### STATED GOAL
Everything from the first line of the data below through the line that contains "import seaborn as sns" should be written out exactly, please, and nothing more; the pictures stay out.

### MATERIAL PROVIDED

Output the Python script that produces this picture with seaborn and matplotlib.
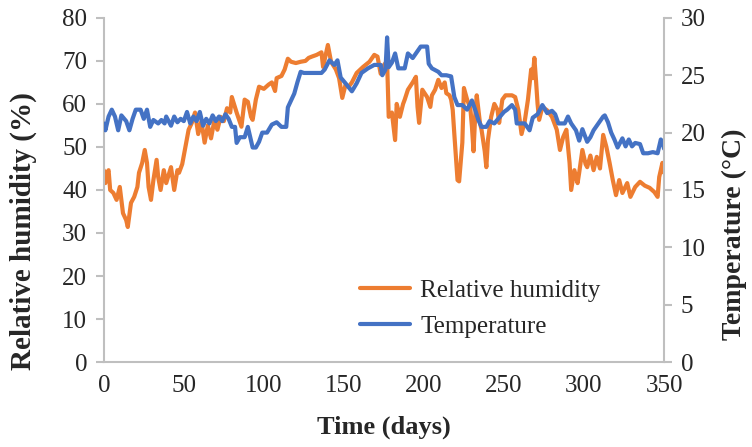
import pandas as pd
import matplotlib.pyplot as plt
import seaborn as sns

# relative humidity (%)
rh_days = [0, 1, 2, 3, 4, 6, 8, 10, 12, 14, 15, 17, 19, 21, 22, 24, 25.6, 27, 28, 29.5,
           31, 33, 34, 35.5, 37.5, 39, 42, 44, 46, 47, 49, 51, 53, 55, 57, 59, 61, 63, 65, 67,
           69, 71, 73, 75, 77, 79, 80, 83, 86, 88, 90, 92, 93, 95, 97, 100, 103, 105, 107, 108,
           111, 113, 115, 117, 120, 123, 126, 128, 130, 133, 136, 137, 140, 142, 145, 147, 149, 151, 153, 155,
           158, 162, 166, 169, 171, 173, 175, 177, 178, 180, 182, 183, 185, 187, 188, 190, 193, 195, 196, 197,
           199, 202, 204, 205, 207, 209, 211, 213, 214, 216, 217, 218, 219, 221, 222, 224, 225, 227, 229, 230,
           231, 232, 233, 235, 236, 238, 239, 240, 242, 244, 246, 247, 249, 251, 253, 255, 257, 259, 261, 263,
           265, 267, 268, 269, 270, 271, 272, 274, 277, 280, 283, 285, 287, 289, 291, 292, 294, 296, 297, 299,
           301, 302, 304, 306, 308, 310, 312, 314, 316, 318, 320, 322, 324, 327, 329, 332, 335, 338, 341, 344,
           346, 347, 349, 350]
rh = [44.6, 41.6, 44, 44.6, 40, 39.3, 37.7, 40.7, 34.6, 33, 31.4, 37, 38.4, 40.7, 44, 46.3, 49.3, 46.3, 40.7, 37.7,
      42.3, 47, 43, 40, 44.6, 41.6, 45.3, 40, 44.6, 44, 46, 50, 54, 55.6, 58, 53, 56, 51, 55, 52,
      56, 54, 57, 56, 59, 58, 61.6, 58, 54.7, 61, 60.5, 57, 56.3, 61, 64, 63.5, 64.5, 65, 63, 66,
      66.5, 68, 70.5, 69.8, 69.5, 69.8, 70, 70.7, 71, 71.4, 72, 68.6, 73.7, 69.8, 68, 66, 61.4, 64.4, 64, 65,
      67.2, 68.6, 69.8, 71.4, 71, 67, 69, 70, 57, 58, 51.6, 60, 57, 60, 61, 63.3, 65, 66.3, 59.3, 55.6,
      63.3, 61.6, 59.3, 62, 63.3, 65.6, 63.7, 65, 62.5, 62, 61, 58.6, 53, 42.3, 42, 51, 63.7, 61, 59, 54.7,
      49, 57, 62, 55.6, 54, 49, 45.3, 51.6, 57, 60, 58.6, 55.6, 61, 62, 62, 62, 61.6, 58.6, 53, 56,
      61, 68, 66, 70.7, 65.6, 60, 56.3, 59.3, 58.5, 57, 54, 49.3, 52.3, 54, 46.3, 40, 44.6, 41.6, 44, 49.3,
      46, 45.3, 48, 44.6, 47.7, 45, 52.8, 50, 46.3, 42.3, 38.8, 42.3, 39.3, 41.6, 38.4, 40.7, 41.9, 41, 40.5, 39.5,
      38.4, 43, 46.3, 44]

# temperature (°C)
t_days = [0, 1, 3, 5, 7, 9, 11, 14, 16, 18, 20, 23, 25, 27, 29, 31, 34, 36, 38, 39,
          42, 44, 46, 48, 50, 52, 54, 56, 58, 60, 62, 64, 66, 68, 70, 72, 74, 76, 78, 80,
          82, 83, 85, 88, 90, 93, 95, 97, 99, 102, 105, 108, 111, 114, 115, 117, 119, 121, 123, 125,
          130, 136, 138, 141, 144, 146, 148, 151, 155, 158, 161, 165, 169, 173, 174, 176, 177, 178, 180, 182,
          184, 188, 190, 193, 195, 198, 202, 203, 205, 209, 211, 214, 217, 219, 221, 224, 227, 230, 232, 234,
          236, 239, 241, 244, 247, 250, 252, 255, 257, 258, 260, 263, 266, 268, 271, 274, 277, 280, 282, 284,
          288, 290, 292, 295, 297, 299, 302, 304, 306, 309, 312, 313, 315, 317, 319, 321, 324, 326, 328, 330,
          332, 335, 337, 340, 343, 346, 348, 349, 350]
temp = [20.8, 20.2, 21.4, 22, 21.4, 20.2, 21.5, 21, 20.2, 21.2, 22, 22, 21.2, 22, 20.5, 21.1, 20.8, 21.1, 20.8, 21.4,
        20.6, 21.4, 20.9, 21.2, 21, 21.8, 20.8, 21.4, 21, 21.8, 20.6, 21.2, 20.8, 21.5, 21, 21.4, 21, 21.6, 21.2, 20.5,
        20.5, 19.1, 19.6, 19.6, 20.5, 18.7, 18.7, 19.2, 20, 20, 20.7, 20.9, 20.5, 20.5, 22.2, 22.8, 23.4, 24.4, 25.3, 25.2,
        25.2, 25.2, 25.5, 26.3, 25.9, 26.3, 24.8, 24.3, 23.6, 24.3, 25.2, 25.6, 25.9, 25.9, 25, 25.5, 28.3, 25.7, 26.1, 26.9,
        25.6, 25.6, 26.9, 26.5, 26.9, 27.5, 27.5, 26, 25.6, 25.3, 25, 25, 24.9, 23.1, 22.4, 22.4, 22, 22.8, 22, 21.1,
        20.5, 20.5, 21, 20.8, 21.3, 21.8, 22, 22.4, 22, 20.8, 20.8, 20.8, 20.2, 21.3, 21.6, 22.4, 21.7, 21.9, 21.6, 20.8,
        20.8, 21.4, 20.8, 20.2, 19.3, 20.3, 19.2, 19.6, 20.2, 20.8, 21.4, 21.5, 20.9, 20, 19.4, 18.7, 19.5, 18.8, 19.4, 18.8,
        19.1, 19, 18.2, 18.2, 18.3, 18.2, 19.4, 19.2, 18.6]

df_rh = pd.DataFrame({"day": rh_days, "rh": rh})
df_t = pd.DataFrame({"day": t_days, "temp": temp})

sns.set_style("white")
plt.rcParams['font.family'] = ['Liberation Serif', 'DejaVu Serif']

fig = plt.figure(figsize=(7.52, 4.47), dpi=100)
ax1 = fig.add_axes([0.138, 0.19, 0.745, 0.77])
ax2 = ax1.twinx()

sns.lineplot(data=df_rh, x="day", y="rh", ax=ax1, color="#ED7D31", linewidth=3, label="Relative humidity", legend=False)
sns.lineplot(data=df_t, x="day", y="temp", ax=ax2, color="#4472C4", linewidth=3, label="Temperature", legend=False)

ax1.set_xlim(0, 350)
ax1.set_ylim(0, 80)
ax2.set_ylim(0, 30)
ax1.set_xticks(range(0, 351, 50))
ax1.set_yticks(range(0, 81, 10))
ax2.set_yticks(range(0, 31, 5))

ax1.set_xlabel("Time (days)", fontsize=19, fontweight="bold", labelpad=14)
ax1.set_ylabel("Relative humidity (%)", fontsize=21, fontweight="bold")
ax2.set_ylabel("Temperature (°C)", fontsize=20, fontweight="bold")
ax1.yaxis.set_label_coords(-0.12, 0.38)
ax2.yaxis.set_label_coords(1.104, 0.37)

for ax in (ax1, ax2):
    for s in ax.spines.values():
        s.set_color("#BFBFBF")
        s.set_linewidth(1.5)
    ax.spines["top"].set_visible(False)
    ax.tick_params(labelsize=18, color="#BFBFBF", width=1.5, length=6, pad=4)
    ax.grid(False)
ax1.spines["right"].set_visible(False)
ax2.spines["left"].set_visible(False)
ax2.spines["bottom"].set_visible(False)
ax1.tick_params(axis="x", direction="inout", length=10)
ax1.tick_params(axis="y", left=True, direction="out", pad=6)
ax2.tick_params(axis="y", right=True, direction="out", pad=6)

h1, l1 = ax1.get_legend_handles_labels()
h2, l2 = ax2.get_legend_handles_labels()
ax1.legend(h1 + h2, l1 + l2, loc="upper left", bbox_to_anchor=(0.44, 0.27), frameon=False,
           fontsize=18, handlelength=2.0, handletextpad=0.4, labelspacing=0.55, borderaxespad=0)

fig.savefig("out.png", dpi=100)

### FINAL RESULT
Output the Python script that produces this picture with seaborn and matplotlib.
import pandas as pd
import matplotlib.pyplot as plt
import seaborn as sns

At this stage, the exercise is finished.